§ Exercise
Identify the lines containing the word "this". Copy each one.

§ Material
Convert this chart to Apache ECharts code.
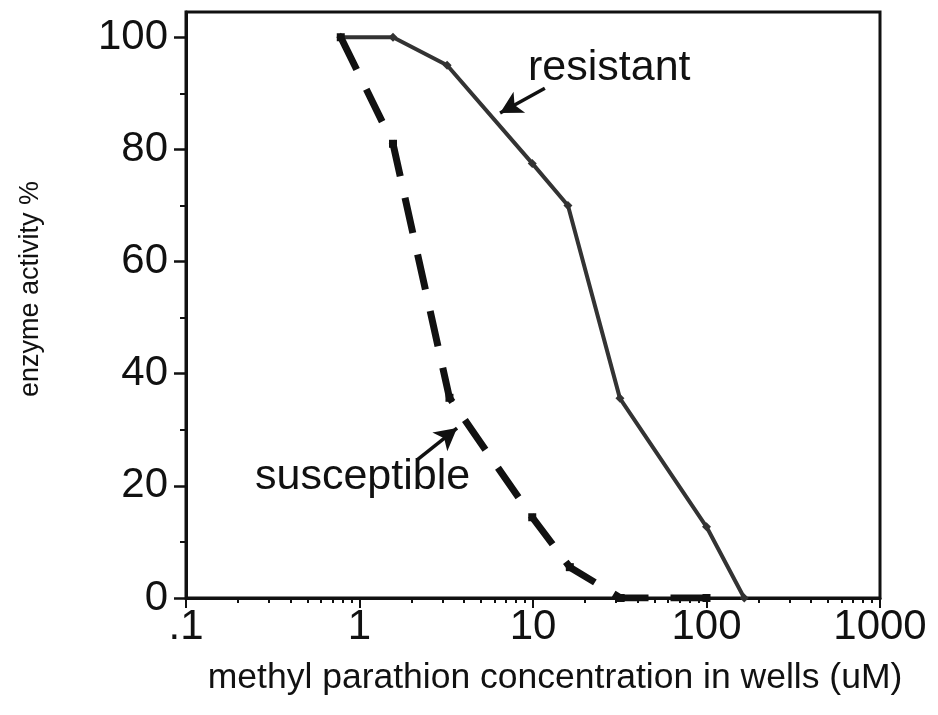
--
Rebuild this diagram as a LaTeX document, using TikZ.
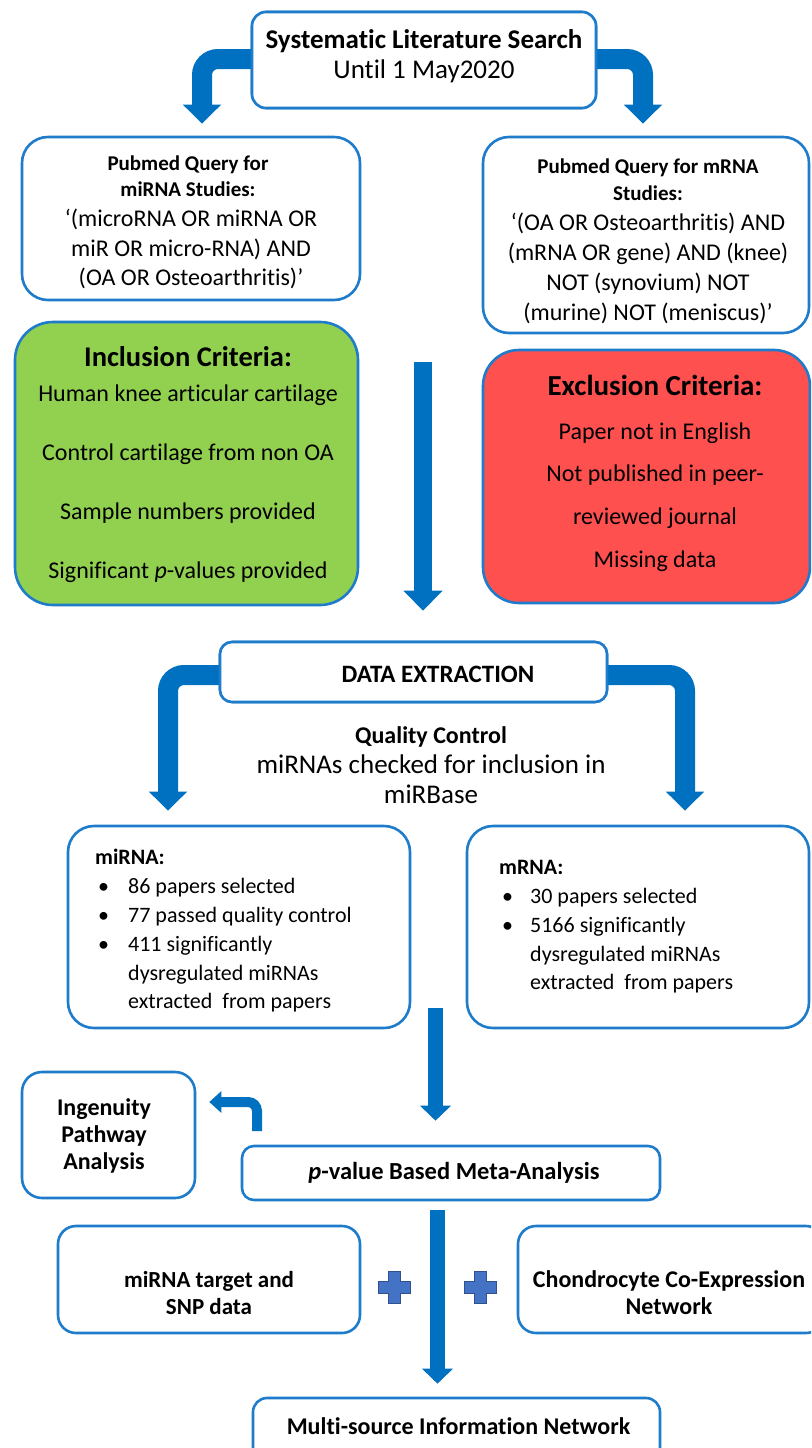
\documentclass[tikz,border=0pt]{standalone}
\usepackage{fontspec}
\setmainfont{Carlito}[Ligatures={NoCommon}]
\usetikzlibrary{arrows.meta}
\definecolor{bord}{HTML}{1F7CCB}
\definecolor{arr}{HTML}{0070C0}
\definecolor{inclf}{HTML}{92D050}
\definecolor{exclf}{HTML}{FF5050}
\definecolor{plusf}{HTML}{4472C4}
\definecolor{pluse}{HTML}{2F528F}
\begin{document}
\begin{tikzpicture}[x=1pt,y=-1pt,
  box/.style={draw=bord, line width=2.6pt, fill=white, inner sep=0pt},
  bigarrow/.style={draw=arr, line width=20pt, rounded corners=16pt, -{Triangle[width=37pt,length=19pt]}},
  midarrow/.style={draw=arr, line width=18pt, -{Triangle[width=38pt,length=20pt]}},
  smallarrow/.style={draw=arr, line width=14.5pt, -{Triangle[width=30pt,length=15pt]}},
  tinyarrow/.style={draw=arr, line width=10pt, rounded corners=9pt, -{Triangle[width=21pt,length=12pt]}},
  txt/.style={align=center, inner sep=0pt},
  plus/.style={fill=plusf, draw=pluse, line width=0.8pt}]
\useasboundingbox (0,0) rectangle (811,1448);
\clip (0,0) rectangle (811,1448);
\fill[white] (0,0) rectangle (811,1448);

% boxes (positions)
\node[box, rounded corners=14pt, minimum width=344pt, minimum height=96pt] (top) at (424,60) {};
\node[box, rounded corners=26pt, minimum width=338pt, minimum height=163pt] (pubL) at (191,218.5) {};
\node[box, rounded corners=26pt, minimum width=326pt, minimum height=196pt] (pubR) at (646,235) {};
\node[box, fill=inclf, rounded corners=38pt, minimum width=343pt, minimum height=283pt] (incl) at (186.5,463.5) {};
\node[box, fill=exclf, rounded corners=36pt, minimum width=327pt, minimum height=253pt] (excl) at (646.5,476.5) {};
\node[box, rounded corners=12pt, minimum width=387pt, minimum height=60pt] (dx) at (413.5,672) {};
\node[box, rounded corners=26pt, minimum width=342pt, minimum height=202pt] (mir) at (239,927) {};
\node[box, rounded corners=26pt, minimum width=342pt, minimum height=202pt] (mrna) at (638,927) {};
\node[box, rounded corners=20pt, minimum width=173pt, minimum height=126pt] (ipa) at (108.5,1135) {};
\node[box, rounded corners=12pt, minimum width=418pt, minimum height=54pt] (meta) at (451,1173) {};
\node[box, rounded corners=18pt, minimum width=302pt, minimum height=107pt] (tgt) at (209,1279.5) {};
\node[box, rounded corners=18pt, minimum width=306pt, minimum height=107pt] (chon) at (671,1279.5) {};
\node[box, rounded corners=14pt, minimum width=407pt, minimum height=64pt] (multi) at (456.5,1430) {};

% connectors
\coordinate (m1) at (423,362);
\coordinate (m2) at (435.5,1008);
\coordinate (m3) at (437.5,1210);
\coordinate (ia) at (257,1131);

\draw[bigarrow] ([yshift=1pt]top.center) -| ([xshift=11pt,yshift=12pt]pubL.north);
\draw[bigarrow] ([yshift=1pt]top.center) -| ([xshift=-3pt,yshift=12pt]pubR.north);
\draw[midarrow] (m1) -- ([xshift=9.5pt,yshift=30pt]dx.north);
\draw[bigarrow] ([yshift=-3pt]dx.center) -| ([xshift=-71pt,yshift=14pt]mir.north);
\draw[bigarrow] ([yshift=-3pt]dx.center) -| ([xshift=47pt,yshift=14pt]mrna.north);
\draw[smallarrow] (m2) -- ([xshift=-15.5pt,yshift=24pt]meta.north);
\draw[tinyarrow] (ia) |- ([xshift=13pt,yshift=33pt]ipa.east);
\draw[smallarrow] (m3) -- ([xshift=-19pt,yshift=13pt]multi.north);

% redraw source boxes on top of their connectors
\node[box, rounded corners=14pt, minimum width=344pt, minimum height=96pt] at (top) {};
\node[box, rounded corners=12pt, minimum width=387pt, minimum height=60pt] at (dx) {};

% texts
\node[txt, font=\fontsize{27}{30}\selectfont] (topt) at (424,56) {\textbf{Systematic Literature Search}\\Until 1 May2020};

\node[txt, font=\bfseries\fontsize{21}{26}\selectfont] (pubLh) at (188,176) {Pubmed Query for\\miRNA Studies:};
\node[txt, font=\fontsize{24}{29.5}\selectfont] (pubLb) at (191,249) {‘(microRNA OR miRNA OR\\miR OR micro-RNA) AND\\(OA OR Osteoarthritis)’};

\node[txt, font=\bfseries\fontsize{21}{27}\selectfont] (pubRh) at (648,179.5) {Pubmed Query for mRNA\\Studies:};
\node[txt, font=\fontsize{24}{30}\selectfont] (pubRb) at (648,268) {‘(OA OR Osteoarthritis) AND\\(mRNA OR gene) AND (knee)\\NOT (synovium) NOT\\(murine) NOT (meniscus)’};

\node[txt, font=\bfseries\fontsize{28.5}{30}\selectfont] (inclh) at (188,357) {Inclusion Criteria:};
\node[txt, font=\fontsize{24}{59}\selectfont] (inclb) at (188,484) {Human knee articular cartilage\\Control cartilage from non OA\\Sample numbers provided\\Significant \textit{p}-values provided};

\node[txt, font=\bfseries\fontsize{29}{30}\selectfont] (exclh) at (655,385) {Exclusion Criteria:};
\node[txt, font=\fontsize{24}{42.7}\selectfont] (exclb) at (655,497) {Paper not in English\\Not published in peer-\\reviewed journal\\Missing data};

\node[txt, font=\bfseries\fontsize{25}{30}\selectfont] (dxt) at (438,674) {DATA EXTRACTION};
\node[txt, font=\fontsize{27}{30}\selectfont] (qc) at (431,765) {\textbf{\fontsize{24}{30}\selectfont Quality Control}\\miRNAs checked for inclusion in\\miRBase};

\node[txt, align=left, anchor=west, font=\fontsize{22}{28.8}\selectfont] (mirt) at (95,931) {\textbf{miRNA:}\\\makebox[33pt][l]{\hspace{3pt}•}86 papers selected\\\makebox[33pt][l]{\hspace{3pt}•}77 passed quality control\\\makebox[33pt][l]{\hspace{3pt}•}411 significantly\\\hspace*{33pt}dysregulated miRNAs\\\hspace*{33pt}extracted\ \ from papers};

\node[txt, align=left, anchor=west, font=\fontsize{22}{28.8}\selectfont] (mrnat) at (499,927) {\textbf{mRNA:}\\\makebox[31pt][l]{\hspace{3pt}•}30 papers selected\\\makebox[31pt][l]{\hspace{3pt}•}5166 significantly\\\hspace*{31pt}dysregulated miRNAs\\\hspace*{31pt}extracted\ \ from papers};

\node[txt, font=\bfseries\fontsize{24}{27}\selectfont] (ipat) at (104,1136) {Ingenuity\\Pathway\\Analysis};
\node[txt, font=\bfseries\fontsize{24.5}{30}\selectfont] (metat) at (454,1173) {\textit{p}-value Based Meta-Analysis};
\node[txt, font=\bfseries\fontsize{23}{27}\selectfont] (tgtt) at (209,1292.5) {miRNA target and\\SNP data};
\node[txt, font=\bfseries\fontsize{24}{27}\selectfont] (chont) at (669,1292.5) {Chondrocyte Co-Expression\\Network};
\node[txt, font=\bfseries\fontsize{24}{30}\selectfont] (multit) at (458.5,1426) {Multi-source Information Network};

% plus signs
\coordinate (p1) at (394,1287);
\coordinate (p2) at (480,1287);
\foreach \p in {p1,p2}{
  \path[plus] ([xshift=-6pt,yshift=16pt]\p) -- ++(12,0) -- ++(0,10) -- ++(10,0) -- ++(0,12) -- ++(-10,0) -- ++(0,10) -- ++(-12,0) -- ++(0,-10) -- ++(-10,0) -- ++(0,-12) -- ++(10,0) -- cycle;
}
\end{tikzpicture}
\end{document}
--
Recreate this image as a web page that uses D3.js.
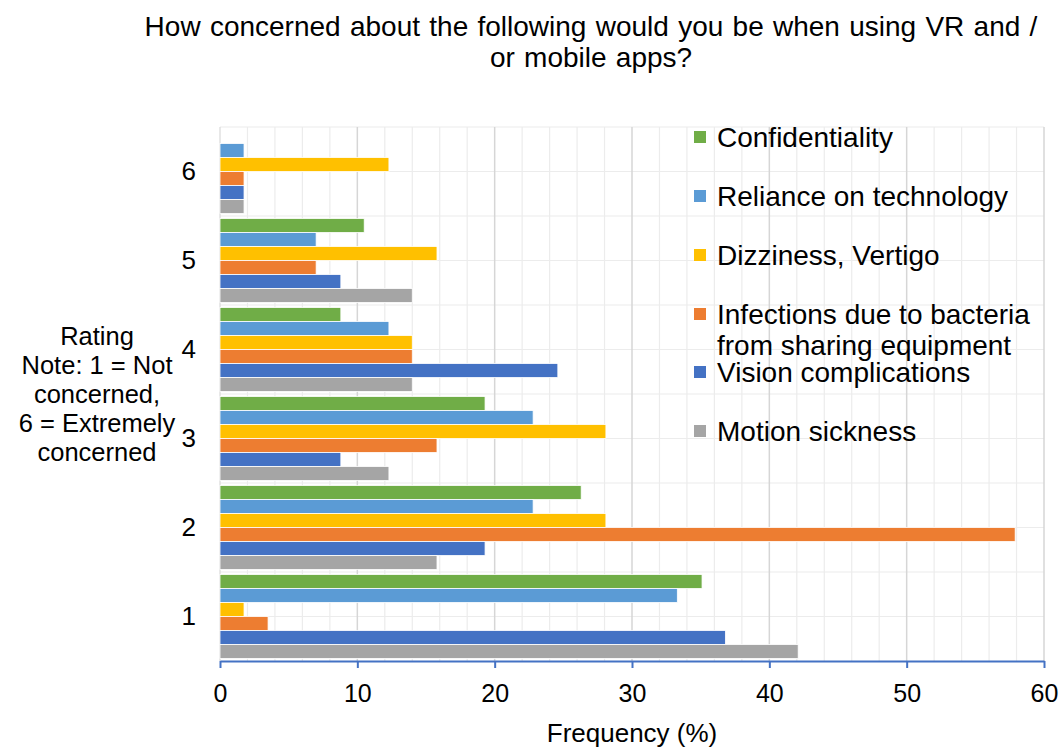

§ Written solution
Convert this chart to Apache ECharts code.
Rebuild this diagram as a LaTeX document, using TikZ.
Recreate this image as a web page that uses D3.js.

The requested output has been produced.